Editing through sound and movement

IMG_2660Teachers understand the value of active listening and active reading. In a writing class, there is also great value in active editing.

For example, some teachers tell students to read their paper out loud to themselves in a quiet room. The idea is that sometimes it easier to “hear” an error than to “see” an error.

However, active editing does not have to be done solo.   The following activities offer a way to bring active editing into the classroom to help students hear, feel, and identify fragments and run-on sentences with the help of the teacher and a peer. The activities occur just before students turn in their second drafts.

Group Activity: Ears, Hands and Feet

  1. Prepare a paragraph that contains fragments, run-ons, and complete sentences. Choose a paragraph that is similar in theme to one students are about to edit. Six to eight sentences is a good length.
  2. Do not show students the paragraph yet, but get it ready just before class begins. Using Microsoft Word, open the document, but then delete each sentence (or fragment or run-on) one-by-one in Word until they all disappear. Start from the last sentence and work backwards.
  3. Explain to students that you will be reading a paragraph sentence-by-sentence and pausing at each period.
  4. Tell students that at each pause, they will:
    a) Raise their right hand high if they think it is a complete sentence.
    b) Raise their left hand, but only slightly, if they think it is a fragment.
    c) Stomp their foot if they think it is a run-on.
  5. Have students close their eyes so that they can focus their ears on the sound and flow of each sentence.
  6. Read each sentence, giving adequate pause for each period and noting the students’ reactions. Do not show the sentences yet. Students are being trained in listening.
  7. Once the reading is done, project Word on the screen. Using “Control +Z” or the Redo button, reveal one sentence at a time, starting with the first. Each sentence should reappear separately so that the discussion stays focused. 
  8. When the sentence appears, read it out loud again.
  9. Use the students’ feedback to review the elements of a complete sentence. Go over ways to edit fragments and run-ons, eliciting ideas from students.

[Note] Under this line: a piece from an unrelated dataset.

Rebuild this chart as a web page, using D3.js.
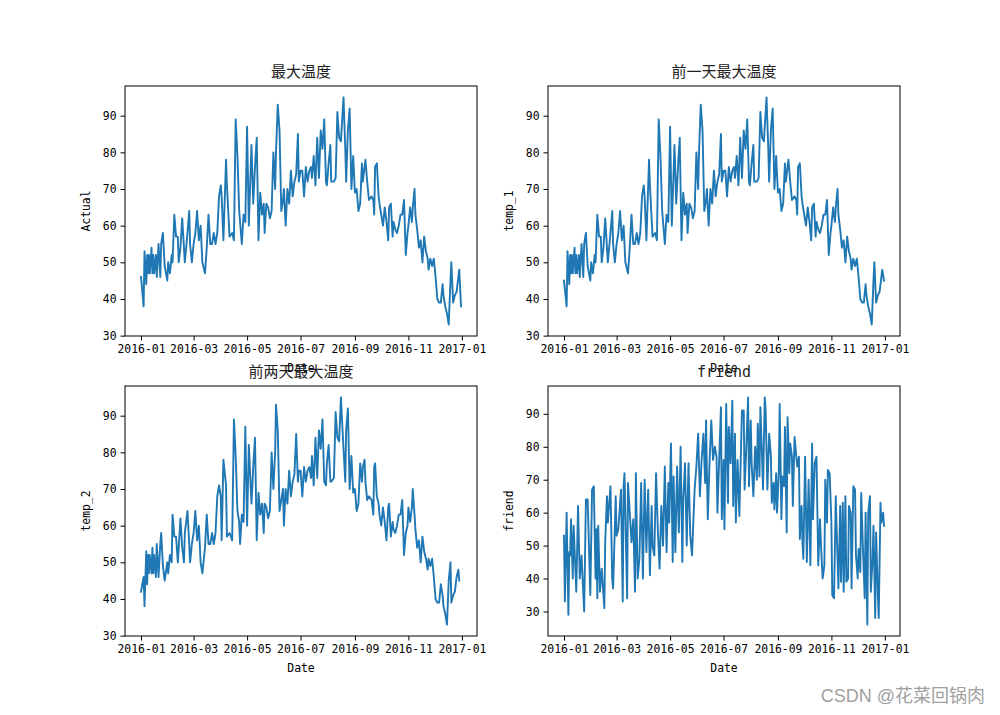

Pair Activity: Ears and Paper

  1. Next, put students into pairs and ask them to get out their paragraphs. (Students who are working on essays can choose just one paragraph, such as the introduction or one of the body paragraphs.)
  2. Tell them they are now going to listen to each other’s sentences to identify fragments, run-ons and complete sentences. Ask them to count how many periods their paragraph has. Then, on a piece of paper, tell them to number accordingly.  
  3. Have each pair sit down face-to-face and switch numbered papers. The speaker reads his paragraph, pausing after each period. At each pause, the listener writes C for complete sentence, F for fragment, and RO for run-on on the numbered paper.
  4. Once the reading is done, the listener gives the speaker feedback, and the speaker edits his paragraph for proper sentence structure and punctuation.
  5. Students then switch roles and repeat Steps #2-4.
  6. Give students time to edit their paragraphs one last time before turning them in. Circulate and assist as necessary.

This sequence of activities lasts about 30-40 minutes. Oftentimes, students will hear other errors, such as mistakes with verb forms and subject-verb agreement, and correct them as well. In the end, students walk away with a new editing strategy, and a reminder that writing and the process of writing are social activities.